For the markdown table, the simplest way is to use an R function that generates such a table. Consider this template:

## Star Wars Characters

Number of total characters: {nrow(dat)}

#< use dat; group_by species; collapse <<newline>>

### Characters of species {first(species)} ({nrow(.DATA)})

{md_table(.DATA, cols)}
#>

We can use it with the following code:

md_table = function(data, cols) {
  str = knitr::kable(data[,cols], "pipe")
  str = paste0(str, collapse="\n")
}
cols = c("name","homeworld","hair_color")
tpl = readLines(system.file("examples/starwars2_tpl.md",package="xglue"))
xglue(tpl)

Using pre blocks

An alternative using R functions for such more dynamic templates are pre blocks. Consider the following example that also generates our Star Wars Markdown tables with customly specified columns:

## Star Wars Characters By Species

#< use dat; group_by species; collapse <<newline>>

### Characters of species {first(species)} ({nrow(.DATA)})

#< pre
|
#< collapse
{fill('<<cols>>',<<ns>>,' ')}|
#>

|
#< collapse
{fill('',<<ns>>,'-')}|
#>
#>

#< collapse <<newline>>

#< pre
|
#< collapse
{fill(format.na(<<cols>>),<<ns>>,' ')}|
#>
#>
#>
#>

The code in the pre blocks will be first compiled. These blocks can generate the code for the actual templates. When the pre blocks are compiled, all fields inside a << and >> block (can be customized with the arguments pre.open and pre.close to xglue) will be replaced. Other blocks, like collapse blocks will also be run inside a pre block.

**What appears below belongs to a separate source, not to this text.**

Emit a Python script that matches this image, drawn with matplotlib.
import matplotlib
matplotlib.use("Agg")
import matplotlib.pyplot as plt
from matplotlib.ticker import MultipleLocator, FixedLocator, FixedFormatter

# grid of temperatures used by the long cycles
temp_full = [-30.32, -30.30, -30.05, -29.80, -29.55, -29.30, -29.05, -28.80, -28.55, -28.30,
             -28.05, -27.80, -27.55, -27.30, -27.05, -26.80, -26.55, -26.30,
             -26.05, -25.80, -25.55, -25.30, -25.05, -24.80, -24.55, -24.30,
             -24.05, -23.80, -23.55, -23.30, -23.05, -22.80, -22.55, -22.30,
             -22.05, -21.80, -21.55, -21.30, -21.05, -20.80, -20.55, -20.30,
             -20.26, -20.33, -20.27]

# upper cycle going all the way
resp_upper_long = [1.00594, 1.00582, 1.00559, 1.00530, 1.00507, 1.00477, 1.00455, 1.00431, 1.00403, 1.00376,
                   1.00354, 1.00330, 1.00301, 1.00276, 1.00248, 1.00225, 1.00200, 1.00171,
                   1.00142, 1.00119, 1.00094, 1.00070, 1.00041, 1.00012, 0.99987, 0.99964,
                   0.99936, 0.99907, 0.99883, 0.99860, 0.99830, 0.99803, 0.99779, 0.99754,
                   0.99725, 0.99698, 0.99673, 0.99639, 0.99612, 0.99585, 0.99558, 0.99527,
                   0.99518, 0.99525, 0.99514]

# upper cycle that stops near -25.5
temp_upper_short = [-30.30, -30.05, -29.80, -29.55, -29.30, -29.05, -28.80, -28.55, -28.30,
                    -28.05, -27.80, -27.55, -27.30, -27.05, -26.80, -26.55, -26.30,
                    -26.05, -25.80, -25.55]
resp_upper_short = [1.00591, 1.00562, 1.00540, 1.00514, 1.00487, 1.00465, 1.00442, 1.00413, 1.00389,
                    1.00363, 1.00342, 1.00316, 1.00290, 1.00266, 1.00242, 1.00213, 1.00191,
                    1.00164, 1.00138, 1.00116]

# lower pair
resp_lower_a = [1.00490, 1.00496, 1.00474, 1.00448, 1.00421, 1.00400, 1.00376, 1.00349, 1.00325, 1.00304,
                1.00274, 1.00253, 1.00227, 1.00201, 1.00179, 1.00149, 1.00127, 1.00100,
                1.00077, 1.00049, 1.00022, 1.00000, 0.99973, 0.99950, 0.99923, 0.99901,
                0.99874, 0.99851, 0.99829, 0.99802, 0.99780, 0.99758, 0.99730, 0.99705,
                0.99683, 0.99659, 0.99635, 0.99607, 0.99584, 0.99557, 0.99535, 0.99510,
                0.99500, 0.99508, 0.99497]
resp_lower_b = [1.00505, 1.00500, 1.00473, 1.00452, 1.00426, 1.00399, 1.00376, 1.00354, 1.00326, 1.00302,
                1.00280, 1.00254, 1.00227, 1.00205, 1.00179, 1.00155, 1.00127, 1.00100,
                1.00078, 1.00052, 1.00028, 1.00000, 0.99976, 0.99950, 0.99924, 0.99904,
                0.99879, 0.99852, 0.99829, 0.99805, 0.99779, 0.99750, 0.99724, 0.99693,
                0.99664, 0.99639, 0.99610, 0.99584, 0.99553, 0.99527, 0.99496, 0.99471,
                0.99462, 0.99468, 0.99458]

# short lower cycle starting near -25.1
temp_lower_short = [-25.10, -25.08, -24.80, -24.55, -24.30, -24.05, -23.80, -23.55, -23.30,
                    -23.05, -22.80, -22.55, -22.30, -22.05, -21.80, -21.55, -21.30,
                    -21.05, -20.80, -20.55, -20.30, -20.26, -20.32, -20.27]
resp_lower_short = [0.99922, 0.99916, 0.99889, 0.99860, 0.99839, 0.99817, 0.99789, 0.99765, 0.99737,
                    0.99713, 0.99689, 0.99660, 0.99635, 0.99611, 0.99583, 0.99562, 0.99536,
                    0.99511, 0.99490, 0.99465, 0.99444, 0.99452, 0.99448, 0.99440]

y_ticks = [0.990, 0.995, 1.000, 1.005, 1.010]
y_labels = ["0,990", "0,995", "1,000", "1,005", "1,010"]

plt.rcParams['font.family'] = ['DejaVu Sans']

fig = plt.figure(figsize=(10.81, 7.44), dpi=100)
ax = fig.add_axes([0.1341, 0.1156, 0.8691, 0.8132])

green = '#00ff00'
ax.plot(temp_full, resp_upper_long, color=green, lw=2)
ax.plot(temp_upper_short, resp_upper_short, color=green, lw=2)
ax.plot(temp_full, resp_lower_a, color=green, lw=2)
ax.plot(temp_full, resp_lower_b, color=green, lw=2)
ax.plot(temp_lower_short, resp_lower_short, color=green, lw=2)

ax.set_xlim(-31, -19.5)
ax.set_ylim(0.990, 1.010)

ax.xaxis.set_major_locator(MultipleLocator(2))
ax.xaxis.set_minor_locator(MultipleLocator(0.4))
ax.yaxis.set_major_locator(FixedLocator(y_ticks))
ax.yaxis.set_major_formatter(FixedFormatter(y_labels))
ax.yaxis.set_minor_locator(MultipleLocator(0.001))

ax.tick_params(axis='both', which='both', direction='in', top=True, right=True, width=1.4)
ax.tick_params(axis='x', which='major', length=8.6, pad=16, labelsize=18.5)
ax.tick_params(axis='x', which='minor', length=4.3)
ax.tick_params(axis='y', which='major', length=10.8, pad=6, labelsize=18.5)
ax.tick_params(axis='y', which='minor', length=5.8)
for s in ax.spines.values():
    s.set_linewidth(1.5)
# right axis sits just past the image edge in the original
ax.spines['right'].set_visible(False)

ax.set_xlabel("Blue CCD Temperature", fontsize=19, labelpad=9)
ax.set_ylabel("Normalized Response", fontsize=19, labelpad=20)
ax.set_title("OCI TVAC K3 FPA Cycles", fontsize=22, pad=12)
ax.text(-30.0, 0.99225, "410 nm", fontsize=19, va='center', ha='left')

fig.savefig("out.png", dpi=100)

We can just generate the resulting template by setting the argument just.pre=TRUE:

pre.tpl = readLines(system.file("examples/starwars_pre_tpl.md",package="xglue"))
tpl = xglue(pre.tpl)

The resulting template looks as follows

## Star Wars Characters By Species

#< use dat; group_by species; collapse <<newline>>

### Characters of species {first(species)} ({nrow(.DATA)})

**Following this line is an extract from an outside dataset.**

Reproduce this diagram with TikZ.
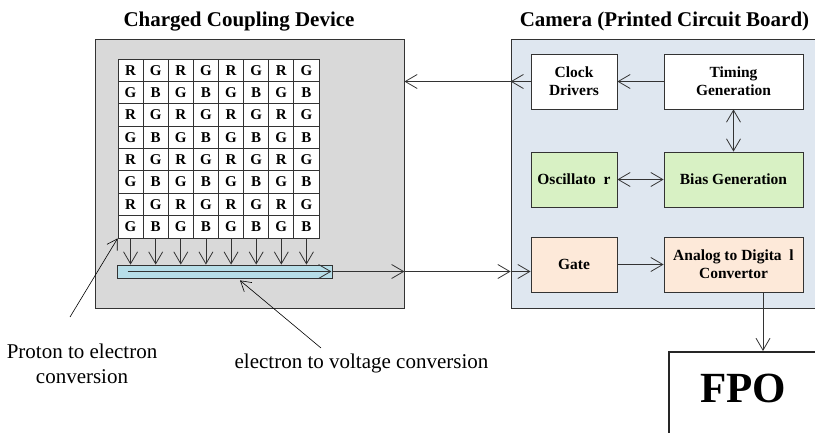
\documentclass[tikz,border=0pt]{standalone}
\usepackage{fontspec}
\setmainfont{Liberation Serif}
\usetikzlibrary{arrows.meta,positioning}

\definecolor{ccdgray}{HTML}{D9D9D9}
\definecolor{pcbblue}{HTML}{DFE7F0}
\definecolor{oscgreen}{HTML}{D8F1C4}
\definecolor{adcpeach}{HTML}{FDE9D9}
\definecolor{regblue}{HTML}{B7DEE8}
\definecolor{linegray}{HTML}{333333}

\tikzset{
    blk/.style={draw=linegray,line width=0.8pt,minimum width=86pt,minimum height=55pt,inner sep=0pt,align=center,font=\fontsize{15.5}{18}\selectfont\bfseries},
    wideblk/.style={blk,minimum width=139pt},
    cell/.style={draw=linegray,fill=white,line width=0.8pt,minimum width=25.125pt,minimum height=22.375pt,inner sep=0pt,font=\fontsize{15}{15}\selectfont\bfseries},
    sig/.style={draw=linegray,line width=0.8pt,-{Straight Barb[length=12pt,width=14pt]}},
    dsig/.style={sig,{Straight Barb[length=12pt,width=14pt]}-{Straight Barb[length=12pt,width=14pt]}},
    ptr/.style={draw=black,line width=0.6pt,-{Straight Barb[length=10pt,width=12pt]}},
    ttl/.style={font=\fontsize{21}{24}\selectfont\bfseries},
    lbl/.style={font=\fontsize{21}{25}\selectfont,align=center},
}

\begin{document}
\begin{tikzpicture}[x=1pt,y=-1pt]
    \clip (0,0) rectangle (815,433);

    \node[ttl,anchor=base] (ccdtitle) at (239,26.5) {Charged Coupling Device};
    \node[ttl,anchor=base] (pcbtitle) at (664.5,26.5) {Camera (Printed Circuit Board)};

    \node[draw=linegray,fill=ccdgray,line width=0.8pt,minimum width=309pt,minimum height=269pt] (ccd) at (249.5,173.5) {};
    \node[draw=linegray,fill=pcbblue,line width=0.8pt,minimum width=319pt,minimum height=269pt] (pcb) at (670.5,173.5) {};

    % colour filter array
    \foreach \r in {0,...,7}{
        \foreach \c in {0,...,7}{
            \pgfmathtruncatemacro{\k}{mod(\r,2)*2+mod(\c,2)}
            \node[cell] (px\r\c) at ({130.5625+25.125*\c},{70.1875+22.375*\r}) {\ifcase\k R\or G\or G\or B\fi};
        }
    }

    \node[draw=linegray,fill=regblue,line width=0.8pt,minimum width=215pt,minimum height=13pt,inner sep=0pt] (reg) at (224.5,271.5) {};
    \foreach \c in {0,...,7}
        \draw[sig] (px7\c.south) -- (px7\c.south |- reg.north);
    \draw[sig] ([xshift=11pt]reg.west) -- ([xshift=-1pt]reg.east);

    \node[blk,fill=white] (clk) at (574,81.5) {Clock\\Drivers};
    \node[wideblk,fill=white] (tim) at (733.5,81.5) {Timing\\Generation};
    \node[blk,fill=oscgreen] (osc) at (574,179.5) {Oscillato\ \ r};
    \node[wideblk,fill=oscgreen] (bias) at (733.5,179.5) {Bias Generation};
    \node[blk,fill=adcpeach] (gate) at (574,264.5) {Gate};
    \node[wideblk,fill=adcpeach] (adc) at (733.5,264.5) {Analog to Digita\ \ l\\Convertor};

    \node[draw=black!85,line width=2.4pt,minimum width=200pt,minimum height=150pt,anchor=north west] (fpo) at (668,351) {};
    \node[font=\fontsize{43}{43}\selectfont\bfseries,anchor=base] (fpotext) at (743,402) {FPO};

    \coordinate (ccdout) at (ccd.east |- reg.east);
    \coordinate (pcbin) at (pcb.west |- reg.east);
    \draw[sig] (reg.east) -- (ccdout);
    \draw[sig] (ccdout) -- (pcbin);
    \draw[sig] (pcbin) -- (pcbin -| gate.west);

    \coordinate (clkout) at (pcb.west |- clk.west);
    \draw[sig] (clk.west) -- (clkout);
    \draw[sig] (clkout) -- (clkout -| ccd.east);

    \draw[sig] (tim) -- (clk);
    \draw[dsig] (tim) -- (bias);
    \draw[dsig] (osc) -- (bias);
    \draw[sig] (gate) -- (adc);
    \coordinate (adcout) at ([xshift=29.5pt]adc.south);
    \draw[sig] (adcout) -- (adcout |- fpo.north);

    \node[lbl] (proton) at (82,364) {Proton to electron\\conversion};
    \node[lbl,anchor=base] (voltage) at (361.5,368) {electron to voltage conversion};
    \coordinate (protonfrom) at (70,317);
    \coordinate (voltagefrom) at (321,348);
    \draw[ptr] (protonfrom) -- (px70.south west);
    \draw[ptr] (voltagefrom) -- ([xshift=15.5pt,yshift=-2pt]reg.south);
\end{tikzpicture}
\end{document}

|{fill('name',20,' ')}|{fill('homeworld',12,' ')}|{fill('hair_color',10,' ')}|
|{fill('',20,'-')}|{fill('',12,'-')}|{fill('',10,'-')}|

#< collapse <<newline>>
|{fill(format.na(name),20,' ')}|{fill(format.na(homeworld),12,' ')}|{fill(format.na(hair_color),10,' ')}|
#>
#>

If you keep the default just.pre=FALSE then xglue just returns the results of compiling this template again.

Addmittedly, templates with pre block may be not very easy to read, but still they can be helpful in certain instances.